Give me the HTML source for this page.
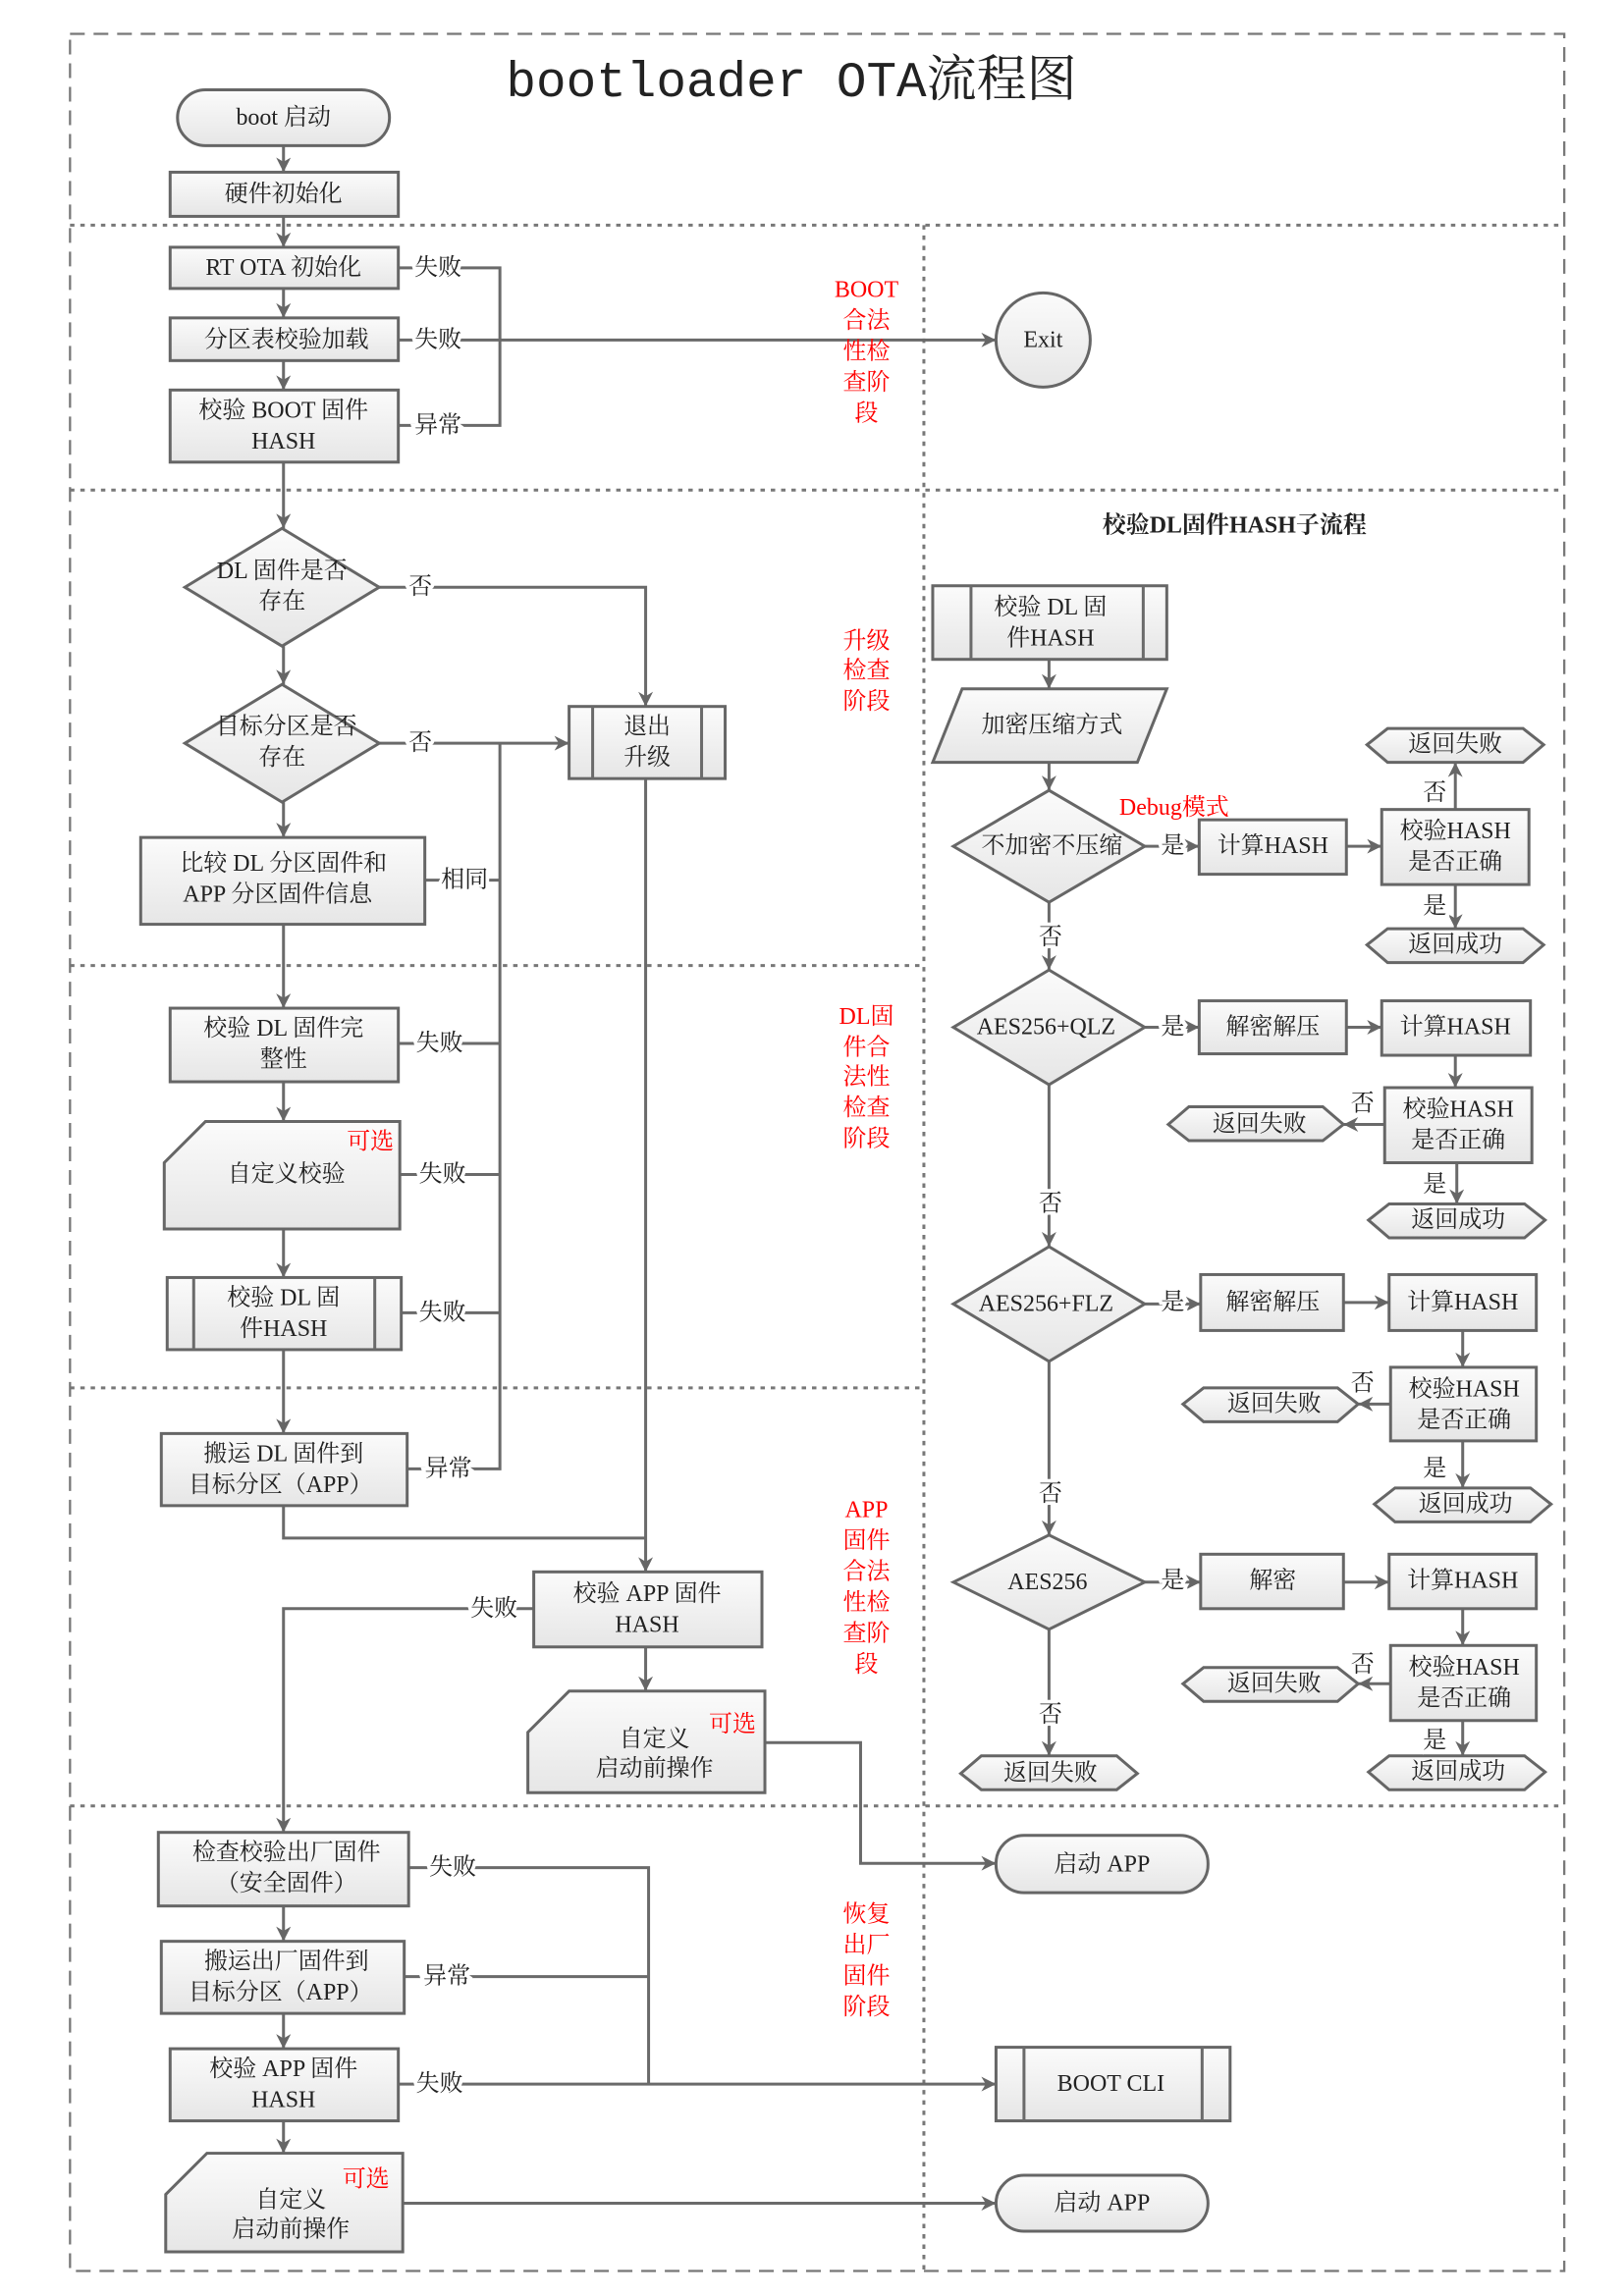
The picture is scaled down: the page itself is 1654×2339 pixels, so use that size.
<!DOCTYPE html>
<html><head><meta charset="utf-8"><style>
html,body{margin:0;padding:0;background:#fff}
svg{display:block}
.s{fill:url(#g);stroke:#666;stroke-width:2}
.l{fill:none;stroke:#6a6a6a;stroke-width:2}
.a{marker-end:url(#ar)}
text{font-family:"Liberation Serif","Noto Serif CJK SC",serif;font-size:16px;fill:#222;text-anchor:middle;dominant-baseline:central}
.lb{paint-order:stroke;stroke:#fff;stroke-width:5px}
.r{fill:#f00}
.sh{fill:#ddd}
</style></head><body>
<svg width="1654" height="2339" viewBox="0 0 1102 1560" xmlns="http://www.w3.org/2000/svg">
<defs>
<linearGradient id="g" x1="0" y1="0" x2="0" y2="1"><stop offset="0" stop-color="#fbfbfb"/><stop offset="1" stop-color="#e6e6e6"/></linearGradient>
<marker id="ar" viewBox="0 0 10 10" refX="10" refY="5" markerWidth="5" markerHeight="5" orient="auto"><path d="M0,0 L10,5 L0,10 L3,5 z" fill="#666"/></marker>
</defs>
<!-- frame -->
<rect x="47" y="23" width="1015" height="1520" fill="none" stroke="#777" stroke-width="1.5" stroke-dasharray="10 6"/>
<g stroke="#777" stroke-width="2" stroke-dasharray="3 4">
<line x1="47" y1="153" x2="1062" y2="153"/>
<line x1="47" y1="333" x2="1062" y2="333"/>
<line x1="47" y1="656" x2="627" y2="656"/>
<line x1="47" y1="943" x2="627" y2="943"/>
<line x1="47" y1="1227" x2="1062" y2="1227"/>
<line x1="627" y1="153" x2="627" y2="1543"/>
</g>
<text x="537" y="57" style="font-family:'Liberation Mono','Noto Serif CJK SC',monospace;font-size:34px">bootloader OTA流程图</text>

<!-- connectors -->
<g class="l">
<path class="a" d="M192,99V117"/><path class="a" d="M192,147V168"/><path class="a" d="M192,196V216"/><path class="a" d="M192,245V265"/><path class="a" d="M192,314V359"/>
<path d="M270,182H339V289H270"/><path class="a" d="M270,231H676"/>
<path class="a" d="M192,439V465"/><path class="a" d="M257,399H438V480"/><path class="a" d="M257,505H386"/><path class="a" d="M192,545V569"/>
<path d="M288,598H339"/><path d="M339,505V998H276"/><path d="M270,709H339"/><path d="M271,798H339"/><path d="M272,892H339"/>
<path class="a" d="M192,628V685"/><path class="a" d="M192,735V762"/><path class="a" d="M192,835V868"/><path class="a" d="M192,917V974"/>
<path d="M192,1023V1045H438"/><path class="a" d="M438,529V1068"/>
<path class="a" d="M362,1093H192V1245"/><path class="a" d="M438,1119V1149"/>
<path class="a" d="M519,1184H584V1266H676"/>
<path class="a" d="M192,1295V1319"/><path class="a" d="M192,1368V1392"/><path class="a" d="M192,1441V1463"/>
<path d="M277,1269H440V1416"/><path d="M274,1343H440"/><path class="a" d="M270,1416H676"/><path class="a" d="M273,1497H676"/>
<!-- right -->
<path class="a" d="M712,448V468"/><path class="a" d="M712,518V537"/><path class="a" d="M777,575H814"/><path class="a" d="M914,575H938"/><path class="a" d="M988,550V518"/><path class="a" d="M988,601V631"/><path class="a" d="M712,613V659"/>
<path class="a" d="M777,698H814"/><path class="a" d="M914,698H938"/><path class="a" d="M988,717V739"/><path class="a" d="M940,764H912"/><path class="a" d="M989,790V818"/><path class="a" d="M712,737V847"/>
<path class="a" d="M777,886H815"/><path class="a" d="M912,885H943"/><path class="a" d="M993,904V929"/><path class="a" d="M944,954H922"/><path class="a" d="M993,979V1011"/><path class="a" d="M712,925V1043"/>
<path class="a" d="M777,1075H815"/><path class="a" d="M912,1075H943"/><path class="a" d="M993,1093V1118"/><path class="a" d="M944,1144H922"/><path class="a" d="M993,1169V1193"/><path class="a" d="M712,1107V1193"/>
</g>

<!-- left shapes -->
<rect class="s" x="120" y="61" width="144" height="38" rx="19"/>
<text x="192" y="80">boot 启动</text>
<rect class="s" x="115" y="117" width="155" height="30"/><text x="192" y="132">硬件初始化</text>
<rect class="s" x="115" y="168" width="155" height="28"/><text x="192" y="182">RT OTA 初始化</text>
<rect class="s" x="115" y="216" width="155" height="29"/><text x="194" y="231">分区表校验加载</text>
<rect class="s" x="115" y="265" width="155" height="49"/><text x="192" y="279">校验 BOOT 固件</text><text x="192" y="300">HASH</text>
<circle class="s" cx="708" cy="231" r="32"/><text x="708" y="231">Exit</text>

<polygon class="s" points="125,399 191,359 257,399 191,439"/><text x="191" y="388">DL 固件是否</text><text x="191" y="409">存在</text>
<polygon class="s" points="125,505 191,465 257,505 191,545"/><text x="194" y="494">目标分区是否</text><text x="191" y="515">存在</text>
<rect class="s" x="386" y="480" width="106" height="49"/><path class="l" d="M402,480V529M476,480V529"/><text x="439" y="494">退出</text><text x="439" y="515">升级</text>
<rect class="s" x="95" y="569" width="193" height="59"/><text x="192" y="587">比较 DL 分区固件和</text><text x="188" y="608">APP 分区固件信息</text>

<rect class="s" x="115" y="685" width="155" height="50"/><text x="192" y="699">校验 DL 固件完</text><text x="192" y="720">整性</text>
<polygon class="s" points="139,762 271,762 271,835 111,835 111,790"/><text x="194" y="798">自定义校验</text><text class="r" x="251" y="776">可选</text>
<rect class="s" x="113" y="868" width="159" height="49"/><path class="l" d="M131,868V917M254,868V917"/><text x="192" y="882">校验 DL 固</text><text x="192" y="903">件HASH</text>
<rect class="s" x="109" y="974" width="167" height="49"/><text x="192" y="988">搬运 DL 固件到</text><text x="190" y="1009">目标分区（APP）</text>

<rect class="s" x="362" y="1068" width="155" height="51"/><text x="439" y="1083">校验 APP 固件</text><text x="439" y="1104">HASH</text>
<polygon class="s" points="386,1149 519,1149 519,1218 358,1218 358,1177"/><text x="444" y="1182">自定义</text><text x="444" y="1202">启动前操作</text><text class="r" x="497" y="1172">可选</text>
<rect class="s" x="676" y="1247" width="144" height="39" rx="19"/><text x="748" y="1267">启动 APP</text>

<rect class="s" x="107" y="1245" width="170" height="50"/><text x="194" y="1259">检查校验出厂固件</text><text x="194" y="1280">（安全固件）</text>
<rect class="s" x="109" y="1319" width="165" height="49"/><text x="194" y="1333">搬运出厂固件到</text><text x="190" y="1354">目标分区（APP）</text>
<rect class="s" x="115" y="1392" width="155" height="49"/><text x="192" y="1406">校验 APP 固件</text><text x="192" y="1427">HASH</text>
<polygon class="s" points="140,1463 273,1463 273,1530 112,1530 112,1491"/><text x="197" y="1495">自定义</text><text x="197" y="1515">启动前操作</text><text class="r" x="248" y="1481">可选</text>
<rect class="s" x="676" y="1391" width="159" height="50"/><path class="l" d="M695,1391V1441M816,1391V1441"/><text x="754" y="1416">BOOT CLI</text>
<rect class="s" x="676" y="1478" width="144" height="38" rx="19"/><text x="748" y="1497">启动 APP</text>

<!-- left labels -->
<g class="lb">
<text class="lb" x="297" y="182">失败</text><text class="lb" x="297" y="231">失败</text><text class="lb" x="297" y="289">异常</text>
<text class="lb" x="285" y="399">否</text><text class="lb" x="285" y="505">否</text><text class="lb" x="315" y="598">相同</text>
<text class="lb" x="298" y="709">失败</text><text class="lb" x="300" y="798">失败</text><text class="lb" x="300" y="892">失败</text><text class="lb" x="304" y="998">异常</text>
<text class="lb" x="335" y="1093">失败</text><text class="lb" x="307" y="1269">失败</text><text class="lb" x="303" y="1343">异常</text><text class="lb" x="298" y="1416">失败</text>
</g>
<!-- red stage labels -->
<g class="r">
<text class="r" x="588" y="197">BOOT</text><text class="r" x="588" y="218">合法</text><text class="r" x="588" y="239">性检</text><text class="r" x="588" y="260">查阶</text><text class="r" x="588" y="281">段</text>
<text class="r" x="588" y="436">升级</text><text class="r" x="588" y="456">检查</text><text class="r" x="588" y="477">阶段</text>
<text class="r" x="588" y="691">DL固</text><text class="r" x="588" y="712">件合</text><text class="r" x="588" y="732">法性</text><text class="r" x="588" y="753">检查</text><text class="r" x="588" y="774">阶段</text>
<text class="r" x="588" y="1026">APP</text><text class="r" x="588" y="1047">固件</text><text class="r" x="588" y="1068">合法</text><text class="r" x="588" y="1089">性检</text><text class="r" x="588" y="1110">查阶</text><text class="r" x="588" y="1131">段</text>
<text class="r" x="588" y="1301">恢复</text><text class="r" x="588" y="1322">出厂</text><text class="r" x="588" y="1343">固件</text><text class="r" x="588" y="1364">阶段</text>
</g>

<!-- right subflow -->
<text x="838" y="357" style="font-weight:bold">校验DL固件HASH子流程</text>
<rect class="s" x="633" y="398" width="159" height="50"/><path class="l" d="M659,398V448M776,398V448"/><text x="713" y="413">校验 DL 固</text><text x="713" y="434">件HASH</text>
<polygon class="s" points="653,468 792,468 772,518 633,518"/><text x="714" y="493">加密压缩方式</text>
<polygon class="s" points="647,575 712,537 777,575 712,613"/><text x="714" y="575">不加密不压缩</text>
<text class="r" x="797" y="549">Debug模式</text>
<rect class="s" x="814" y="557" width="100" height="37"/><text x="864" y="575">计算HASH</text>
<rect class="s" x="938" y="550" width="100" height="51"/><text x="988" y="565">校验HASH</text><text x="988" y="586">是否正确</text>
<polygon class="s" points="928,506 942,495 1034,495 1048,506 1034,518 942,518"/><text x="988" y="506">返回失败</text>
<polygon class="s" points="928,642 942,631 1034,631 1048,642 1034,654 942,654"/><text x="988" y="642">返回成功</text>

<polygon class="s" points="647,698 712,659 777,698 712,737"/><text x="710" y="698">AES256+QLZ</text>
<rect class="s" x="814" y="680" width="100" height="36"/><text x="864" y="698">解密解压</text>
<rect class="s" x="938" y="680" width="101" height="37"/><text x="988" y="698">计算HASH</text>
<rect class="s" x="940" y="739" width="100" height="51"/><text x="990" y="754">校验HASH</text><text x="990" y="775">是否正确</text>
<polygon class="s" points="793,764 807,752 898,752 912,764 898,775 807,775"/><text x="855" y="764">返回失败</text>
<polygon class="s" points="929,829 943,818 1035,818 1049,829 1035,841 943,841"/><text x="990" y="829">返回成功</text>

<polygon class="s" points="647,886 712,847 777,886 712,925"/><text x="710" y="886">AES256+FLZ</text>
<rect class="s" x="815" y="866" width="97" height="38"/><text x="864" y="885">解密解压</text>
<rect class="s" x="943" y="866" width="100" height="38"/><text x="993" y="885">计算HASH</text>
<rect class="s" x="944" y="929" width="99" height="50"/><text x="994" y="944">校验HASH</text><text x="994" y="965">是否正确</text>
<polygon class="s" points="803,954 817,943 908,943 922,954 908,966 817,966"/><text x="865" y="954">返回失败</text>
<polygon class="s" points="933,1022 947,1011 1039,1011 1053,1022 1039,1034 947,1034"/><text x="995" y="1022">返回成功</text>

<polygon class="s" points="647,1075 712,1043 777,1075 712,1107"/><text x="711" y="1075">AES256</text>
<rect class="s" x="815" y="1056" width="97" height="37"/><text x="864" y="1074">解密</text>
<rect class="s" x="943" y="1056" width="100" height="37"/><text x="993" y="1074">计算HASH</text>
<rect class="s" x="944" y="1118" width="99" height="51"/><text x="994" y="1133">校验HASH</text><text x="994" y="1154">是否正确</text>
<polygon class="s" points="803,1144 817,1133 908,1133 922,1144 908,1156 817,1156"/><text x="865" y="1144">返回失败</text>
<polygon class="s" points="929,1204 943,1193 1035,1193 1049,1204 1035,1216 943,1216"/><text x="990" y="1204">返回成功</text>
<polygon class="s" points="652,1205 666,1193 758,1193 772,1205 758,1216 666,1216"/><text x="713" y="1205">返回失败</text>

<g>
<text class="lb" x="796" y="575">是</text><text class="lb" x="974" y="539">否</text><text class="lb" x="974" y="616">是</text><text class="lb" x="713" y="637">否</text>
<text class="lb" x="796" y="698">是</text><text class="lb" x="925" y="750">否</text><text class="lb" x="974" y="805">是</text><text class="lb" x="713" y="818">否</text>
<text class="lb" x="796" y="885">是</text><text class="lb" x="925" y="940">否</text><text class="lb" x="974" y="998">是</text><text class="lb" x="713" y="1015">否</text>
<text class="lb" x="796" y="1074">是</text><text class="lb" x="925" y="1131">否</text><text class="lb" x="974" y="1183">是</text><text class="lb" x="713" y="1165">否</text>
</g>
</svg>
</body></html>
━━━
Note how many lines in the listing above hold the string "size", then give only that figure.

**Output of the task:**
3